Environmental groups tend to badger governments in the developing world to promote conservation.

One way they do this is by putting pressure on international lending institutions. The Inter-American Development Bank, for instance, recently threatened to cut off a loan to Brazil for a road-building project after environmentalists charged that the project was leading to massive deforestation and human suffering.

As the Bolivian deal illustrates, however, environmentalists are beginning to recognize the need for carrots as well as sticks.

Legislation introduced in both houses of Congress this year would extend the concept of debt-for-nature swaps to the World Bank. The bill directs the US representative to the bank to set up a pilot program that would allow the bank to cancel some debt obligations in return for pledges from developing countries to preserve tropical forest.

This new approach is at least partly a recognition of rough realities.

For many developing countries, environmental concerns remain a low priority. There's also an emerging view that the preservation of global resources may need to be paid for by groups in the wealthier nations.

``If we want the global benefits of resources in the developing world, we should be willing to pay for it,'' says Theodore Panayotou, a research associate at the Harvard Institute for International Development. Mr. Panayotou advocates changes in the way foreign debts are structured so that repayment is tied directly to export earnings. That way, when earnings drop, the cost of servicing the debt would decline along with it.

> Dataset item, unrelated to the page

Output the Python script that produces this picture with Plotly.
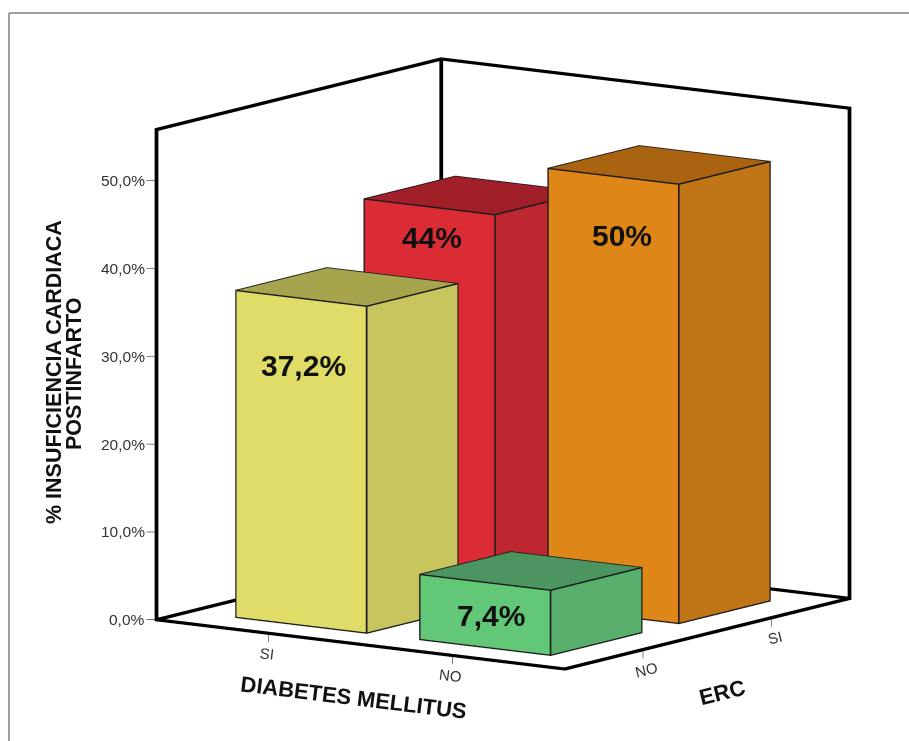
import plotly.graph_objects as go

# Heart failure rate by diabetes status and chronic kidney disease
diabetes_labels = ["SI", "NO"]
erc_labels = ["NO", "SI"]
percent_ticks = [0, 10, 20, 30, 40, 50]
percent_tick_text = ["0,0%", "10,0%", "20,0%", "30,0%", "40,0%", "50,0%"]

bar_diabetes = [0, 1, 0, 1]
bar_erc = [0, 0, 1, 1]
bar_values = [37.2, 7.4, 44.0, 50.0]
bar_text = ["37,2%", "7,4%", "44%", "50%"]

front_colors = ["#E0DC68", "#63C778", "#DB2C36", "#DE8618"]
side_colors = ["#C8C45E", "#58AF6C", "#BE2731", "#C07516"]
top_colors = ["#A6A44C", "#4D9560", "#A01F28", "#AA6311"]

# Where each value label sits on its bar's front face: height and sideways nudge
label_heights = [29.6, 3.6, 40.5, 43.3]
label_nudges = [2, 6, 2, 8]

# Box extent; the axis ranges leave room around it for the tick marks
X0, X1 = -0.61, 1.61
Y0, Y1 = -0.61, 1.61
Z_MAX = 55.8
RANGE_ROOM = 1.135
X_PAD = (X1 - X0) * (RANGE_ROOM - 1) / 2
Z_PAD = Z_MAX * (RANGE_ROOM - 1) / 2
HALF = 0.355
W, H = 909, 741
SCENE_ZOOM = 1.552

# Approximate screen pixels per data unit, used for line thickness
PX_X = 223.0
PX_Z = 8.93


def beams(segments, px):
    """Triangles for thick axis-aligned lines, drawn as thin boxes."""
    hx, hz = px / PX_X, px / PX_Z
    vx, vy, vz, ii, jj, kk = [], [], [], [], [], []
    for (a, b) in segments:
        lo = [min(a[0], b[0]) - hx, min(a[1], b[1]) - hx, min(a[2], b[2]) - hz]
        hi = [max(a[0], b[0]) + hx, max(a[1], b[1]) + hx, max(a[2], b[2]) + hz]
        n = len(vx)
        vx += [lo[0], hi[0], hi[0], lo[0]] * 2
        vy += [lo[1], lo[1], hi[1], hi[1]] * 2
        vz += [lo[2]] * 4 + [hi[2]] * 4
        for t in [(0, 1, 5), (0, 5, 4), (1, 2, 6), (1, 6, 5), (4, 5, 6), (4, 6, 7),
                  (0, 3, 7), (0, 7, 4), (3, 2, 6), (3, 6, 7), (0, 1, 2), (0, 2, 3)]:
            ii.append(n + t[0])
            jj.append(n + t[1])
            kk.append(n + t[2])
    return vx, vy, vz, ii, jj, kk


def flat_mesh(vx, vy, vz, ii, jj, kk, **kw):
    return go.Mesh3d(x=vx, y=vy, z=vz, i=ii, j=jj, k=kk, flatshading=True,
                     hoverinfo="skip", showscale=False,
                     lighting=dict(ambient=1, diffuse=0, specular=0, fresnel=0, roughness=1),
                     **kw)


fig = go.Figure()

# Box walls behind the bars
wall_segments = [
    ((X0, Y0, 0), (X1, Y0, 0)), ((X1, Y0, 0), (X1, Y1, 0)),
    ((X0, Y0, 0), (X0, Y1, 0)), ((X0, Y1, 0), (X1, Y1, 0)),
    ((X0, Y0, 0), (X0, Y0, Z_MAX)), ((X0, Y1, 0), (X0, Y1, Z_MAX)),
    ((X1, Y1, 0), (X1, Y1, Z_MAX)),
    ((X0, Y0, Z_MAX), (X0, Y1, Z_MAX)), ((X0, Y1, Z_MAX), (X1, Y1, Z_MAX)),
]
fig.add_trace(flat_mesh(*beams(wall_segments, 1.35), color="black"))

# One cuboid per bar, each visible face with its own flat shade
for cx, cy, h, fc, sc, tc in zip(bar_diabetes, bar_erc, bar_values,
                                 front_colors, side_colors, top_colors):
    a, b = cx - HALF, cx + HALF
    c, d = cy - HALF, cy + HALF
    xs = [a, b, b, a] * 2
    ys = [c, c, d, d] * 2
    zs = [0] * 4 + [h] * 4
    i = [0, 0, 1, 1, 4, 4, 0, 0, 3, 3, 0, 0]
    j = [1, 5, 2, 6, 5, 6, 3, 7, 2, 6, 1, 2]
    k = [5, 4, 6, 5, 6, 7, 7, 4, 6, 7, 2, 3]
    colors = [fc, fc, sc, sc, tc, tc, sc, sc, sc, sc, fc, fc]
    fig.add_trace(flat_mesh(xs, ys, zs, i, j, k, facecolor=colors))
    edges = [
        ((a, c, 0), (b, c, 0)), ((b, c, 0), (b, d, 0)),
        ((a, c, h), (b, c, h)), ((b, c, h), (b, d, h)),
        ((b, d, h), (a, d, h)), ((a, d, h), (a, c, h)),
        ((a, c, 0), (a, c, h)), ((b, c, 0), (b, c, h)), ((b, d, 0), (b, d, h)),
    ]
    fig.add_trace(flat_mesh(*beams(edges, 0.6), color="#1c1c1c"))

# Tick marks just outside the box
tx, ty, tz = [], [], []
for p in percent_ticks:
    tx += [X0, X0 - 0.037, None]
    ty += [Y0, Y0 - 0.026, None]
    tz += [p, p, None]
for v in range(len(diabetes_labels)):
    tx += [v, v, None]
    ty += [Y0, Y0, None]
    tz += [0, -1.0, None]
for v in range(len(erc_labels)):
    tx += [X1, X1, None]
    ty += [v, v, None]
    tz += [0, -1.0, None]
fig.add_trace(go.Scatter3d(x=tx, y=ty, z=tz, mode="lines",
                           line=dict(color="#000000", width=1),
                           hoverinfo="skip", showlegend=False))

hidden_axis = dict(showgrid=False, zeroline=False, showbackground=False, showspikes=False,
                   showline=False, ticks="", showticklabels=False, title=dict(text=""))


def tick_note(x, y, z, text, xshift, yshift, angle=0, anchor="center", size=15):
    return dict(x=x, y=y, z=z, text=text, showarrow=False, xshift=xshift, yshift=yshift,
                textangle=angle, xanchor=anchor, yanchor="middle",
                font=dict(family="Liberation Sans", size=size, color="#333333"))


scene_notes = [
    dict(x=cx, y=cy - HALF, z=zl, text=f"<b>{t}</b>", showarrow=False, xshift=n,
         font=dict(family="Liberation Sans", size=30, color="#111111"),
         xanchor="center", yanchor="middle")
    for cx, cy, zl, t, n in zip(bar_diabetes, bar_erc, label_heights, bar_text, label_nudges)
]
scene_notes += [tick_note(X0, Y0, p, t, -10, 0, anchor="right", size=15.5)
                for p, t in zip(percent_ticks, percent_tick_text)]
scene_notes += [tick_note(v, Y0, 0, t, -2, -20, angle=7)
                for v, t in enumerate(diabetes_labels)]
scene_notes += [tick_note(X1, v, 0, t, 4, -20, angle=-14)
                for v, t in enumerate(erc_labels)]


def title(px, py, text, angle, size=21.5):
    return dict(x=px / W, y=1 - py / H, xref="paper", yref="paper", text=f"<b>{text}</b>",
                textangle=angle, showarrow=False, xanchor="center", yanchor="middle",
                font=dict(family="Liberation Sans", size=size, color="#111111"))


fig.update_layout(
    width=W, height=H,
    margin=dict(l=0, r=0, t=0, b=0),
    paper_bgcolor="white",
    showlegend=False,
    scene=dict(
        domain=dict(x=[97 / W, 1], y=[13 / H, 1]),
        aspectmode="manual",
        aspectratio=dict(x=SCENE_ZOOM, y=SCENE_ZOOM, z=SCENE_ZOOM),
        bgcolor="rgba(0,0,0,0)",
        camera=dict(
            projection=dict(type="orthographic"),
            up=dict(x=0, y=0, z=1),
            center=dict(x=0, y=0, z=0),
            eye=dict(x=0.5636 * 2, y=-0.808 * 2, z=0.173 * 2),
        ),
        xaxis=dict(hidden_axis, range=[X0 - X_PAD, X1 + X_PAD], tickvals=[0, 1],
                   ticktext=diabetes_labels),
        yaxis=dict(hidden_axis, range=[Y0 - X_PAD, Y1 + X_PAD], tickvals=[0, 1],
                   ticktext=erc_labels),
        zaxis=dict(hidden_axis, range=[-Z_PAD, Z_MAX + Z_PAD], tickvals=percent_ticks,
                   ticktext=percent_tick_text),
        annotations=scene_notes,
    ),
    annotations=[
        title(353, 697, "DIABETES MELLITUS", 7, 22),
        title(722, 692, "ERC", -14, 22),
        title(54, 372, "% INSUFICIENCIA CARDIACA", -90),
        title(74, 374, "POSTINFARTO", -90),
    ],
    shapes=[
        dict(type="line", xref="paper", yref="paper", x0=9 / W, x1=9 / W,
             y0=0, y1=1 - 13 / H, line=dict(color="#808080", width=1.5)),
        dict(type="line", xref="paper", yref="paper", x0=9 / W, x1=1,
             y0=1 - 13 / H, y1=1 - 13 / H, line=dict(color="#808080", width=1.5)),
    ],
)

fig.write_html("out.html", config=dict(displayModeBar=False))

Still, many economists, including Mr. Panayotou, caution that the relationship between debt and environmental decay is impossible to document. Indeed, no complete study has ever been done. At a recent international conference on wilderness issues, held in Colorado, participants discussed the latest ideas for encouraging conservation in developing regions.

Yolanda Kakabadse, executive director of the Ecuadorean conservation group Fundacion Natura, told the environmentalists gathered there, ``As long as exploitation of the resources within wild areas means business, there will be little that we can do to stop the process. International commerce between developed and developing nations has no pity on local resources.''

One possible solution, discussed extensively at the conference, was a proposal for an International Conservation Bank.

The bank, the brainchild of banker Michael Sweatman, would act as an intermediary between borrowing nations and the financial markets. The institution could take on conservation projects that other institutions are unwilling to finance.

``You have to create a mechanism that allows conservation projects to get a fair hearing - right up there alongside the development projects,'' Mr. Sweatman says. The bank could also act as a broker for the type of debt-for-nature deals being developed in Latin America.

The plan for the conservation bank is still vague, however. Sweatman says he hopes to launch a feasibility study within the next two months.